Yes lidar is working the same on 4.0.3 firmware. There is possibility to make lidar measurements much less important for EKF. There is function “RNGFND_GAIN: Rangefinder gain” and you can set it for 0.01 and altitude will not change so rapidly during flying over bushes and trees. But “RNGFND_GAIN: Rangefinder gain” only works for Loiter, Poshold, alt-hold flight modes not for AUTO.

Abut landing wth rangefinder. There is some more info:
https://ardupilot.org/copter/docs/common-rangefinder-setup.html
https://ardupilot.org/copter/docs/terrain-following-manual-modes.html
https://ardupilot.org/copter/docs/terrain-following.html#terrain-following

Here I described another inconsistency with rangefinder altitude: Barometric desired Dalt has some smoothing when the control input is released to accomodate the inertia/vertical deceleration of the copter (I guess it is according to PSC_ACCZ).
But rangefinder desired DSalt does not have this, it keeps the desired altitude exactly at the point where the stick goes to zero.
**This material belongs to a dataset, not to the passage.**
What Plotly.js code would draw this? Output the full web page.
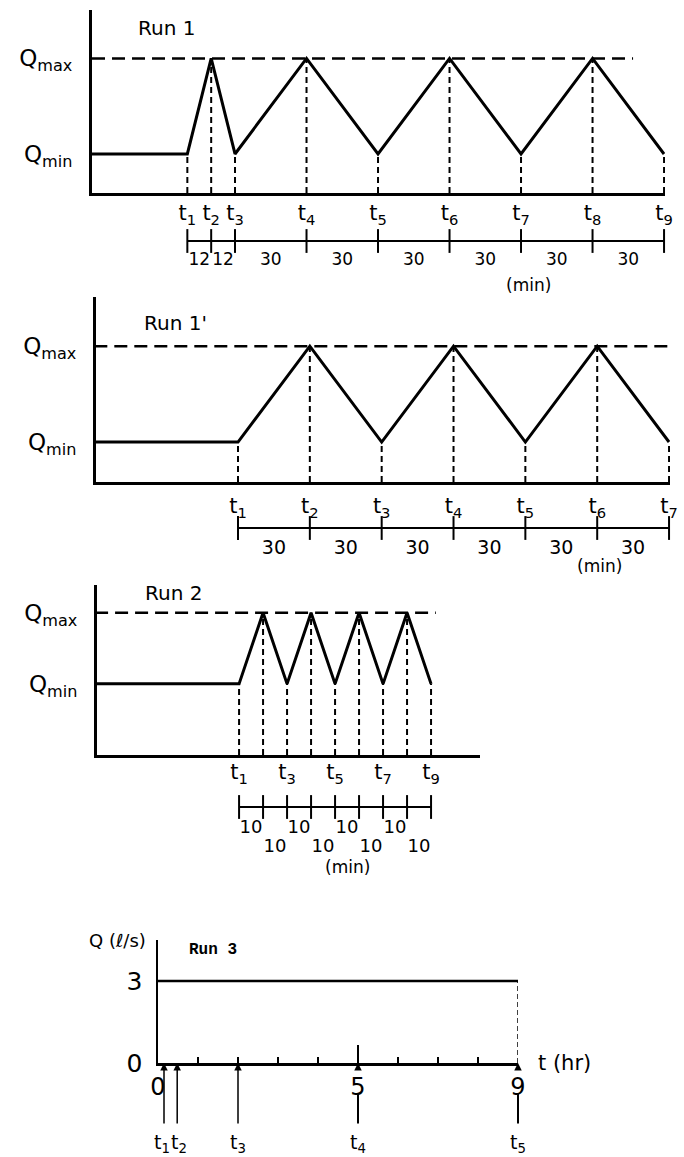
<!DOCTYPE html>
<html><head><meta charset="utf-8">
<script src="https://cdn.plot.ly/plotly-3.0.1.min.js"></script>
<style>html,body{margin:0;padding:0;background:#fff;} #chart{width:684px;height:1157px;}</style>
</head><body><div id="chart"></div>
<script>
// ---------------- DATA ----------------
// Run 1 : times (min, as drawn, relative to t1) and discharge levels
const run1Times = [-40, 0, 10, 20, 50, 80, 110, 140, 170, 200];
const run1Levels = ['min','min','max','min','max','min','max','min','max','min'];
const run1Durations = ['12', '12', '30', '30', '30', '30', '30', '30'];
const run1TLabels = ['t<sub>1</sub>','t<sub>2</sub>','t<sub>3</sub>','t<sub>4</sub>','t<sub>5</sub>','t<sub>6</sub>','t<sub>7</sub>','t<sub>8</sub>','t<sub>9</sub>'];
const run1QmaxEnd = 187;
const run1Q = {min: 1, max: 3.45};

// Run 1'
const run1pTimes = [-60, 0, 30, 60, 90, 120, 150, 180];
const run1pLevels = ['min','min','max','min','max','min','max','min'];
const run1pDurations = ['30', '30', '30', '30', '30', '30'];
const run1pTLabels = ['t<sub>1</sub>','t<sub>2</sub>','t<sub>3</sub>','t<sub>4</sub>','t<sub>5</sub>','t<sub>6</sub>','t<sub>7</sub>'];
const run1pQmaxEnd = 181;
const run1pQ = {min: 1, max: 3.4};

// Run 2
const run2Times = [-60, 0, 10, 20, 30, 40, 50, 60, 70, 80];
const run2Levels = ['min','min','max','min','max','min','max','min','max','min'];
const run2Durations = ['10', '10', '10', '10', '10', '10', '10', '10'];
const run2TLabels = ['t<sub>1</sub>','','t<sub>3</sub>','','t<sub>5</sub>','','t<sub>7</sub>','','t<sub>9</sub>'];
const run2QmaxEnd = 82;
const run2Q = {min: 1, max: 2.0};

// Run 3 (hours, l/s)
const run3Hours = [0, 9];
const run3Flow = [3, 3];
const run3LabelHours = [0, 5, 9];
const run3MinorHours = [1, 2, 3, 4, 6, 7, 8];
const run3MajorTickHours = [5];
const run3ArrowHours = [0.15, 0.48, 2, 5, 9];
const run3ArrowLabels = ['t<sub>1</sub>','t<sub>2</sub>','t<sub>3</sub>','t<sub>4</sub>','t<sub>5</sub>'];

// ---------------- LAYOUT HELPERS ----------------
const W = 684, H = 1157;
const FONT = 'DejaVu Sans';
const px = x => x / W;
const py = y => 1 - y / H;
const BLACK = '#000';

const traces = [];
const annotations = [];
const layout = {
  width: W, height: H, autosize: false,
  margin: {l: 0, r: 0, t: 0, b: 0, pad: 0},
  paper_bgcolor: '#fff', plot_bgcolor: 'rgba(0,0,0,0)',
  showlegend: false, hovermode: false,
  font: {family: FONT, color: BLACK}
};

function baseX(domain, range, anchor) {
  return {domain: [px(domain[0]), px(domain[1])], range: range, anchor: anchor,
    showline: true, linewidth: 3, linecolor: BLACK, showgrid: false, zeroline: false,
    ticks: '', showticklabels: false, fixedrange: true};
}

function drawRun(cfg) {
  const xa = 'xaxis' + cfg.n, ya = 'yaxis' + cfg.n, ra = 'yaxis' + (cfg.n + 4);
  const xid = 'x' + cfg.n, yid = 'y' + cfg.n, rid = 'y' + (cfg.n + 4);
  layout[xa] = baseX(cfg.xDom, cfg.xRange, yid);
  layout[ya] = {domain: [py(cfg.yDom[1]), py(cfg.yDom[0])], range: cfg.yRange, anchor: xid,
    showline: true, linewidth: 3, linecolor: BLACK, showgrid: false, zeroline: false,
    ticks: '', tickvals: [cfg.Q.min, cfg.Q.max], ticktext: ['Q<sub>min</sub>', 'Q<sub>max</sub>'],
    tickfont: {family: FONT, size: 23, color: BLACK}, ticklabelstandoff: 12, fixedrange: true};
  layout[ra] = {domain: [py(cfg.rowDom[1]), py(cfg.rowDom[0])], range: [-(cfg.rowDom[1] - cfg.rowDom[0]), 0],
    anchor: xid, visible: false, fixedrange: true};

  const q = cfg.levels.map(l => cfg.Q[l]);
  const tEvents = cfg.times.slice(1);
  const qEvents = q.slice(1);

  // Qmax reference dashed line
  traces.push({x: [cfg.times[0], cfg.qmaxEnd], y: [cfg.Q.max, cfg.Q.max], xaxis: xid, yaxis: yid,
    mode: 'lines', line: {color: BLACK, width: 2.5, dash: '13px,7px'}});
  // drop lines
  const dx = [], dy = [];
  tEvents.forEach((t, i) => { dx.push(t, t, null); dy.push(0, qEvents[i], null); });
  traces.push({x: dx, y: dy, xaxis: xid, yaxis: yid, mode: 'lines',
    line: {color: BLACK, width: 2, dash: '6px,4px'}});
  // hydrograph
  traces.push({x: cfg.times, y: q, xaxis: xid, yaxis: yid, mode: 'lines',
    line: {color: BLACK, width: 3}});

  // t labels (only the labelled events)
  const lx = [], lt = [];
  tEvents.forEach((t, i) => { if (cfg.tLabels[i]) { lx.push(t); lt.push(cfg.tLabels[i]); } });
  traces.push({x: lx, y: lx.map(() => cfg.rowPos.t), text: lt, xaxis: xid, yaxis: rid,
    mode: 'text', textposition: 'middle center', cliponaxis: false,
    textfont: {family: FONT, size: 21, color: BLACK}});
  // duration bar
  traces.push({x: tEvents, y: tEvents.map(() => cfg.rowPos.bar), xaxis: xid, yaxis: rid,
    mode: 'lines+markers', cliponaxis: false, line: {color: BLACK, width: 2},
    marker: {symbol: 'line-ns', size: 17, color: BLACK, line: {color: BLACK, width: 2}}});
  // duration numbers
  const mids = tEvents.slice(1).map((t, i) => (t + tEvents[i]) / 2);
  traces.push({x: mids, y: mids.map((m, i) => (cfg.rowPos.num2 !== undefined && i % 2 === 1) ? cfg.rowPos.num2 : cfg.rowPos.num),
    text: cfg.durations, xaxis: xid, yaxis: rid, mode: 'text', textposition: 'middle center', cliponaxis: false,
    textfont: {family: FONT, size: cfg.numSize, color: BLACK}});
  // (min)
  annotations.push({xref: xid, yref: rid, x: cfg.minX, y: cfg.rowPos.min, text: '(min)', showarrow: false,
    xanchor: 'center', yanchor: 'middle', font: {family: FONT, size: 17, color: BLACK}});
  // Run label
  annotations.push({xref: xid + ' domain', yref: yid + ' domain', x: cfg.label.x, y: cfg.label.y,
    text: cfg.label.text, showarrow: false, xanchor: 'left', yanchor: 'middle',
    font: {family: FONT, size: 20, color: BLACK}});
}

drawRun({n: 1, times: run1Times, levels: run1Levels, Q: run1Q, durations: run1Durations, tLabels: run1TLabels,
  qmaxEnd: run1QmaxEnd, xDom: [92, 665], yDom: [10, 193], rowDom: [196, 300], xRange: [-40, 200.4], yRange: [0, 4.69],
  rowPos: {t: -19, bar: -45, num: -65, min: -89}, minX: 143, numSize: 17,
  label: {text: 'Run 1', x: 0.076, y: 0.90}});

drawRun({n: 2, times: run1pTimes, levels: run1pLevels, Q: run1pQ, durations: run1pDurations, tLabels: run1pTLabels,
  qmaxEnd: run1pQmaxEnd, xDom: [96, 670], yDom: [297, 482], rowDom: [485, 590], xRange: [-59.3, 180.4], yRange: [0, 4.63],
  rowPos: {t: -23, bar: -43, num: -64, min: -81}, minX: 151, numSize: 19,
  label: {text: "Run 1'", x: 0.08, y: 0.86}});

drawRun({n: 3, times: run2Times, levels: run2Levels, Q: run2Q, durations: run2Durations, tLabels: run2TLabels,
  qmaxEnd: run2QmaxEnd, xDom: [97, 480], yDom: [585, 755], rowDom: [758, 880], xRange: [-59.2, 100.4], yRange: [0, 2.39],
  rowPos: {t: -16, bar: -49, num: -70, num2: -89, min: -109}, minX: 45, numSize: 18,
  label: {text: 'Run 2', x: 0.12, y: 0.953}});

// ---------------- Run 3 ----------------
const r3Dom = [158, 518], r3Range = [0, 9];
layout.xaxis4 = {domain: [px(r3Dom[0]), px(r3Dom[1])], range: r3Range, anchor: 'y4',
  showline: true, linewidth: 2.5, linecolor: BLACK, showgrid: false, zeroline: false,
  ticks: 'inside', ticklen: 6, tickwidth: 1.5, tickcolor: BLACK,
  tickmode: 'array', tickvals: run3LabelHours, ticktext: run3LabelHours.map(String), ticklabelstandoff: 1,
  minor: {tickmode: 'array', tickvals: run3MinorHours, ticks: 'inside', ticklen: 6, tickwidth: 1.5, tickcolor: BLACK, showgrid: false},
  tickfont: {family: FONT, size: 24, color: BLACK}, fixedrange: true};
layout.yaxis4 = {domain: [py(1063), py(940)], range: [0, 4.5], anchor: 'x4',
  showline: true, linewidth: 2.5, linecolor: BLACK, showgrid: false, zeroline: false,
  ticks: '', tickvals: [0, 3], ticktext: ['0', '3'], ticklabelstandoff: 8,
  tickfont: {family: FONT, size: 25, color: BLACK}, fixedrange: true};

traces.push({x: run3Hours, y: run3Flow, xaxis: 'x4', yaxis: 'y4', mode: 'lines', line: {color: BLACK, width: 2.5}});
const endH = run3Hours[run3Hours.length - 1];
traces.push({x: [endH, endH], y: [0, run3Flow[run3Flow.length - 1]], xaxis: 'x4', yaxis: 'y4', mode: 'lines',
  line: {color: BLACK, width: 1.5, dash: '5px,3px'}});
run3MajorTickHours.forEach(h => {
  traces.push({x: [h, h], y: [0, 0.66], xaxis: 'x4', yaxis: 'y4', mode: 'lines', line: {color: BLACK, width: 2}});
});

const pxPerHour = (r3Dom[1] - r3Dom[0]) / (r3Range[1] - r3Range[0]);
const minLabelGap = 17;
run3ArrowHours.forEach((h, i) => {
  const broken = run3LabelHours.indexOf(h) > 0;
  // arrow
  if (broken) {
    annotations.push({xref: 'x4', yref: 'y4', x: h, y: 0, text: '', showarrow: true,
      axref: 'pixel', ayref: 'pixel', ax: 0, ay: 62, arrowhead: 0, arrowwidth: 2, arrowcolor: BLACK, standoff: 31});
    annotations.push({xref: 'x4', yref: 'y4', x: h, y: 0, text: '', showarrow: true,
      axref: 'pixel', ayref: 'pixel', ax: 0, ay: 8, arrowhead: 2, arrowsize: 1, arrowwidth: 1.5, arrowcolor: BLACK});
  } else {
    annotations.push({xref: 'x4', yref: 'y4', x: h, y: 0, text: '', showarrow: true,
      axref: 'pixel', ayref: 'pixel', ax: 0, ay: 62, arrowhead: 2, arrowsize: 1, arrowwidth: 1.5, arrowcolor: BLACK});
  }
  // label, nudged apart from close neighbours
  let shift = 0;
  if (i > 0) { const g = (h - run3ArrowHours[i - 1]) * pxPerHour; if (g < minLabelGap) shift += (minLabelGap - g) / 2; }
  if (i < run3ArrowHours.length - 1) { const g = (run3ArrowHours[i + 1] - h) * pxPerHour; if (g < minLabelGap) shift -= (minLabelGap - g) / 2; }
  annotations.push({xref: 'x4', yref: 'y4', x: h, y: 0, text: run3ArrowLabels[i], showarrow: false,
    xanchor: 'center', yanchor: 'middle', xshift: shift, yshift: -80,
    font: {family: FONT, size: 19, color: BLACK}});
});

annotations.push({xref: 'x4 domain', yref: 'y4 domain', x: -0.028, y: 1.0, text: 'Q (ℓ/s)', showarrow: false,
  xanchor: 'right', yanchor: 'middle', font: {family: FONT, size: 18, color: BLACK}});
annotations.push({xref: 'x4 domain', yref: 'y4', x: 1.05, y: 0, text: 't (hr)', showarrow: false,
  xanchor: 'left', yanchor: 'middle', font: {family: FONT, size: 21, color: BLACK}});
annotations.push({xref: 'x4 domain', yref: 'y4 domain', x: 0.08, y: 0.92, text: 'Run 3', showarrow: false,
  xanchor: 'left', yanchor: 'middle', font: {family: 'Liberation Mono', size: 16, color: BLACK, weight: 'bold'}});

layout.annotations = annotations;

Plotly.newPlot('chart', traces, layout, {displayModeBar: false, staticPlot: true, responsive: false});
</script></body></html>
This can cause quite big discrepancies between the two desired altitudes. Practically this will make the copter bounce back to DSalt when in range. When out of range we have dont have this, and the copter stays at the altitude it decelerated to. For me this is an inconsistent and therefore potentially dangerous flight behavior. When vertical speeds are high, those differences can be quite huge and the copter bounces back several meters. And during that time it is difficult for the pilot to make controlled corrections.

I think DSalt calculation should also take PSC_ACCZ into account, the same way Dalt seems to do. Discrepancies between DSalt and Dalt should be caused by rangefinder/terrain changes/sensor drift, but not by control inputs.